Notice also that with the warranty period for all cars in the sample being the same five years, we may either want to consider all 32,667 cars in the dataset (some cars had several claims) as providing right censored data (I) (
Schemper et al. 2013) or consider for each pair of components only the cases when both components fail during the warranty period, which represents conditioning to failure events in the warranty period (II) (
Shemyakin and Kniazev 2017). The first approach uses more complete information from the data, but with the extremely high percentage of censored observations (repairs are relatively rare events), it may also lead to erroneous values of correlation and tail dependence, thus misrepresenting the dependence structure. In particular, right tails corresponding to joint failures late in the warranty period, which might be of a special concern to the manufacturer, will not be captured with the censoring approach.

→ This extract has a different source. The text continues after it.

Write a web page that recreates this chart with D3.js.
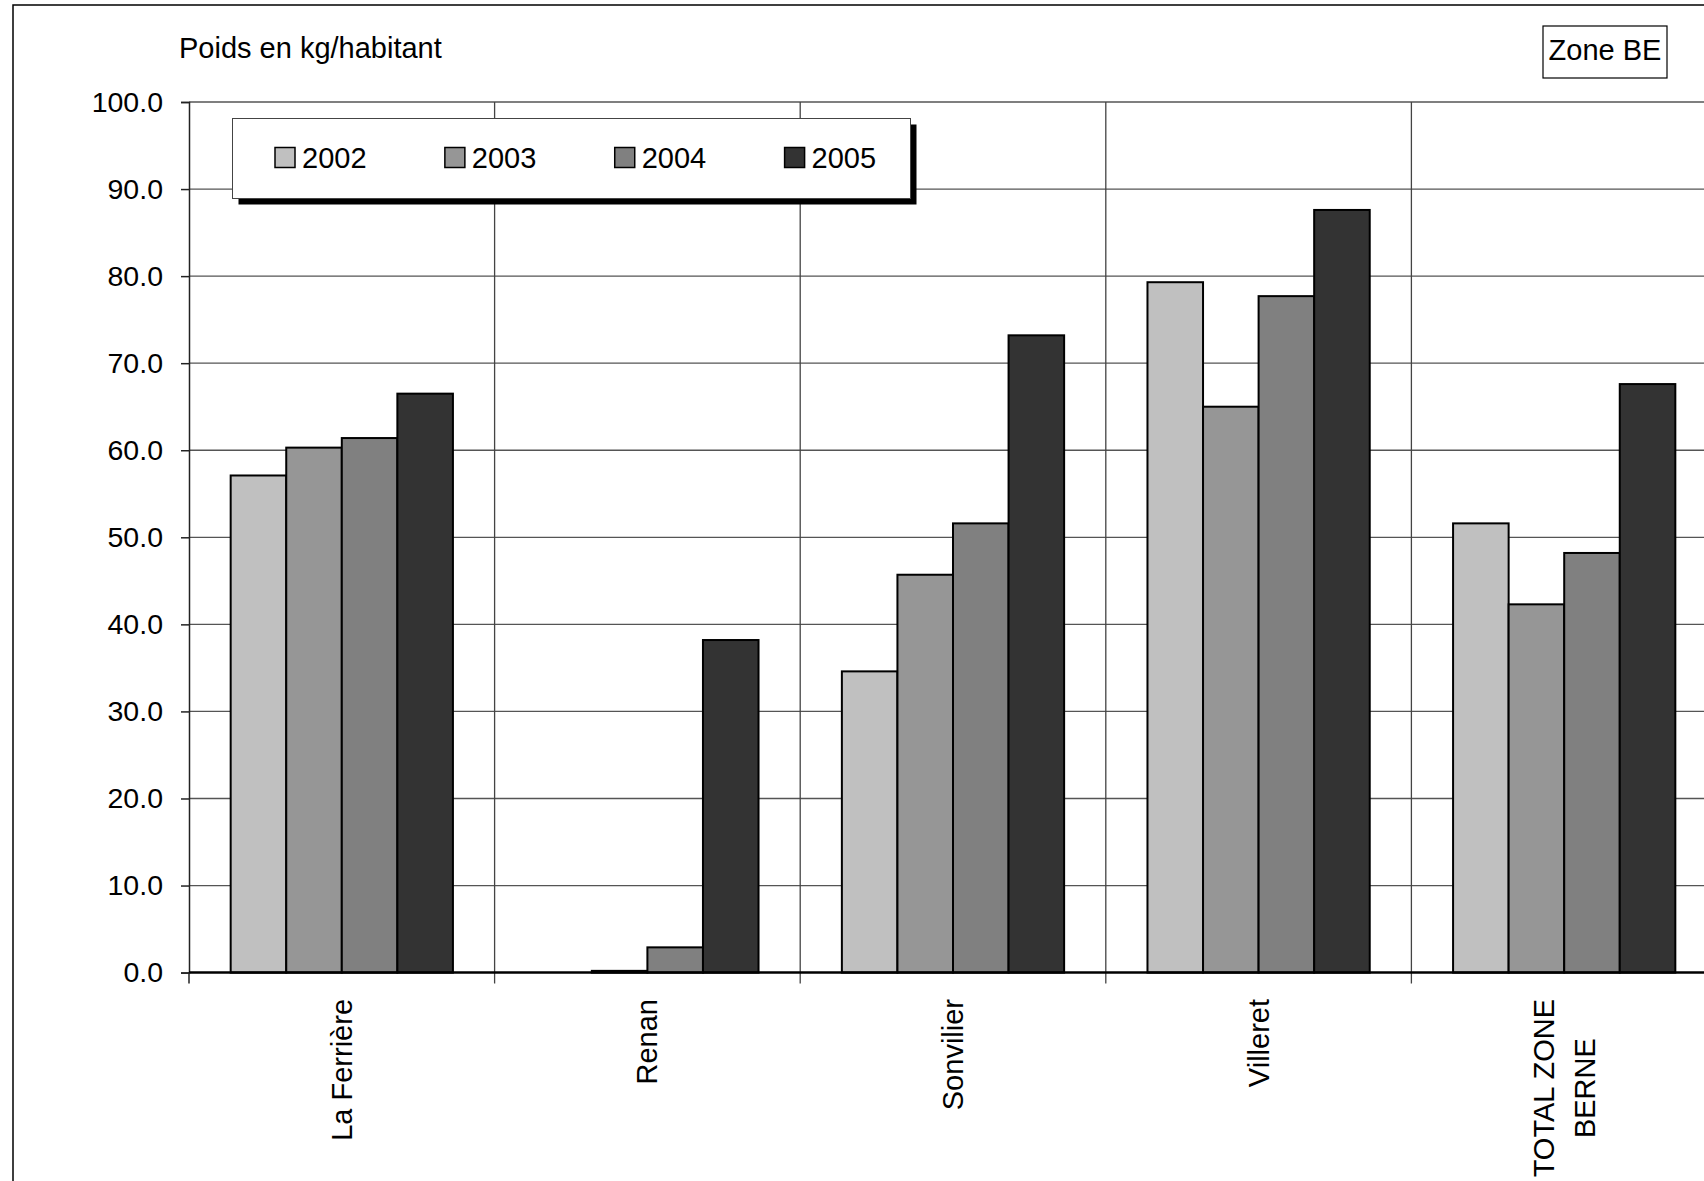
<!DOCTYPE html>
<html>
<head>
<meta charset="utf-8">
<script src="https://cdn.jsdelivr.net/npm/d3@7"></script>
<style>
  html, body { margin: 0; padding: 0; background: #fff; overflow: hidden; }
  svg { display: block; font-family: "Liberation Sans", Arial, sans-serif; }
</style>
</head>
<body>
<svg id="chart" width="1704" height="1181"></svg>
<script>
// ---- data ----
const categories = ["La Ferrière", "Renan", "Sonvilier", "Villeret", "TOTAL ZONE\nBERNE"];
const seriesNames = ["2002", "2003", "2004", "2005"];
const values2002 = [57.1, 0.0, 34.6, 79.3, 51.6];
const values2003 = [60.3, 0.2, 45.7, 65.0, 42.3];
const values2004 = [61.4, 2.9, 51.6, 77.7, 48.2];
const values2005 = [66.5, 38.2, 73.2, 87.6, 67.6];
const yTicks = [0, 10, 20, 30, 40, 50, 60, 70, 80, 90, 100];
const seriesColors = ["#c0c0c0", "#969696", "#808080", "#333333"];
const yTitle = "Poids en kg/habitant";
const zoneLabel = "Zone BE";

const seriesValues = [values2002, values2003, values2004, values2005];
const table = categories.map((c, i) => ({
  cat: c,
  vals: seriesNames.map((s, j) => ({ s, j, v: seriesValues[j][i] }))
}));

// ---- layout ----
const svg = d3.select("#chart");
const plotLeft = 189, plotTop = 102, plotBottom = 972.6, catW = 305.6;
const plotRight = plotLeft + catW * categories.length;

const x = d3.scaleBand().domain(categories).range([plotLeft, plotRight]).padding(0);
const xs = d3.scaleBand().domain(seriesNames).range([0, x.bandwidth()])
  .paddingInner(0).paddingOuter(0.75);
const y = d3.scaleLinear().domain([0, 100]).range([plotBottom, plotTop]);

// outer frame (extends beyond the visible area)
svg.append("rect").attr("x", 13).attr("y", 5).attr("width", 1800).attr("height", 1300)
  .attr("fill", "none").attr("stroke", "#000").attr("stroke-width", 1.5);

// horizontal gridlines
svg.append("g").selectAll("line").data(yTicks.filter(d => d > 0)).join("line")
  .attr("x1", plotLeft).attr("x2", plotRight)
  .attr("y1", d => y(d)).attr("y2", d => y(d))
  .attr("stroke", "#555").attr("stroke-width", 1.3);

// vertical category gridlines (boundaries)
const bounds = categories.slice(1).map(c => x(c));
svg.append("g").selectAll("line").data(bounds).join("line")
  .attr("x1", d => d).attr("x2", d => d)
  .attr("y1", plotTop).attr("y2", plotBottom + 11)
  .attr("stroke", "#444").attr("stroke-width", 1.3);

// bars
const groups = svg.append("g").selectAll("g").data(table).join("g")
  .attr("transform", d => `translate(${x(d.cat)},0)`);
groups.selectAll("rect").data(d => d.vals.filter(v => v.v > 0)).join("rect")
  .attr("x", d => xs(d.s)).attr("width", xs.bandwidth())
  .attr("y", d => y(d.v)).attr("height", d => y(0) - y(d.v))
  .attr("fill", d => seriesColors[d.j])
  .attr("stroke", "#000").attr("stroke-width", 2);

// y axis
const yAxis = d3.axisLeft(y).tickValues(yTicks).tickFormat(d3.format(".1f")).tickSize(8).tickPadding(18);
const yg = svg.append("g").attr("transform", `translate(${plotLeft},0)`).call(yAxis);
yg.select(".domain").attr("stroke", "#222").attr("stroke-width", 1.5);
yg.selectAll(".tick line").attr("stroke", "#222").attr("stroke-width", 1.5);
yg.selectAll(".tick text").attr("font-size", 28.5).attr("fill", "#000")
  .attr("font-family", "'Liberation Sans', Arial, sans-serif");

// x axis line at zero
svg.append("line").attr("x1", plotLeft).attr("x2", plotRight)
  .attr("y1", y(0)).attr("y2", y(0)).attr("stroke", "#000").attr("stroke-width", 2.5);
// first tick at y-axis bottom
svg.append("line").attr("x1", plotLeft).attr("x2", plotLeft)
  .attr("y1", y(0)).attr("y2", y(0) + 11).attr("stroke", "#222").attr("stroke-width", 1.5);

// category labels (rotated)
const labelTop = 999, lineGap = 41;
categories.forEach(c => {
  const lines = c.split("\n");
  const g = svg.append("g");
  const texts = lines.map((ln, i) => g.append("text").text(ln)
    .attr("font-size", 29).attr("fill", "#000").attr("text-anchor", "middle")
    .attr("dominant-baseline", "central")
    .attr("x", 0).attr("y", (i - (lines.length - 1) / 2) * lineGap));
  const maxLen = d3.max(texts, t => t.node().getComputedTextLength());
  const cx = x(c) + x.bandwidth() / 2;
  g.attr("transform", `translate(${cx},${labelTop + maxLen / 2}) rotate(-90)`);
});

// y title
svg.append("text").attr("x", 179).attr("y", 48).attr("dominant-baseline", "central")
  .attr("font-size", 29).attr("fill", "#000").text(yTitle);

// zone label box
svg.append("rect").attr("x", 1543).attr("y", 26).attr("width", 124).attr("height", 52)
  .attr("fill", "#fff").attr("stroke", "#000").attr("stroke-width", 1.2);
svg.append("text").attr("x", 1605).attr("y", 50).attr("text-anchor", "middle")
  .attr("dominant-baseline", "central").attr("font-size", 29).attr("fill", "#000").text(zoneLabel);

// legend
const lg = svg.append("g");
const lx = 232.5, ly = 118.5, lw = 678, lh = 80;
lg.append("rect").attr("x", lx + 6).attr("y", ly + 6).attr("width", lw).attr("height", lh).attr("fill", "#000");
lg.append("rect").attr("x", lx).attr("y", ly).attr("width", lw).attr("height", lh)
  .attr("fill", "#fff").attr("stroke", "#444").attr("stroke-width", 1);
const legendX = d3.scalePoint().domain(seriesNames).range([275, 784.6]);
const items = lg.selectAll("g.item").data(seriesNames).join("g").attr("class", "item")
  .attr("transform", d => `translate(${legendX(d)},${ly + lh / 2 - 1})`);
items.append("rect").attr("x", 0).attr("y", -10).attr("width", 20).attr("height", 20)
  .attr("fill", (d, i) => seriesColors[i]).attr("stroke", "#000").attr("stroke-width", 1.5);
items.append("text").attr("x", 27).attr("y", 0).attr("dominant-baseline", "central")
  .attr("font-size", 29).attr("fill", "#000").text(d => d);
</script>
</body>
</html>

In the meantime, the second approach may also overestimate the actual association between two TTF variables. In our context, we are mostly interested in related failures occurring during the warranty period. As we will see from the comparison of these two approaches in
Section 4, right censoring may not provide adequate models for such instances, and we recommend the second (conditional) approach for model selection in
Section 5 and
Section 6. In
Section 7, we will return to the first approach to discuss parametric estimation for more general five-dimensional models. This is necessitated by the fact that the failure of all five or even four components during the warranty period is an extremely rare event, and we did not have enough data to apply the second approach in higher dimensions.
Table 1 contains the sample sizes characterizing the counts of individual failures of the components (column “All”) and related failures of their pairs (Rows A–E, Columns B–E), registered during the warranty period.
The scatterplots in
Figure 1 and
Figure 2 show the TTFs of one part versus the TTFs of another, given in days. The first scatterplot in
Figure 1 displays TTFs for the pair A and B, which exhibits the highest degree of dependence including multiple simultaneous failures (points on the main diagonal). That may correspond to the close functional relationship between the spark plug assembly (A) and ignition coil assembly (B), which results in the general recommendation to repair (replace) these parts simultaneously in the case of a failure of one of them. Notice a linear diagonal pattern in the upper right quadrant indicating upper tail dependence and, to a lesser extent, a similar diagonal pattern in the lower left quadrant suggesting lower tail dependence (to be further discussed in
Section 3).
The scatterplot in
Figure 2 shows the correlation between failures of the crankshaft position sensor (D) and oxygen heated sensor (E). While these components demonstrated the lowest association out of all ten pairs considered, they still exhibited some positive correlation. These two extreme examples of high and low association between failure times illustrated the variety of patterns we were trying to model.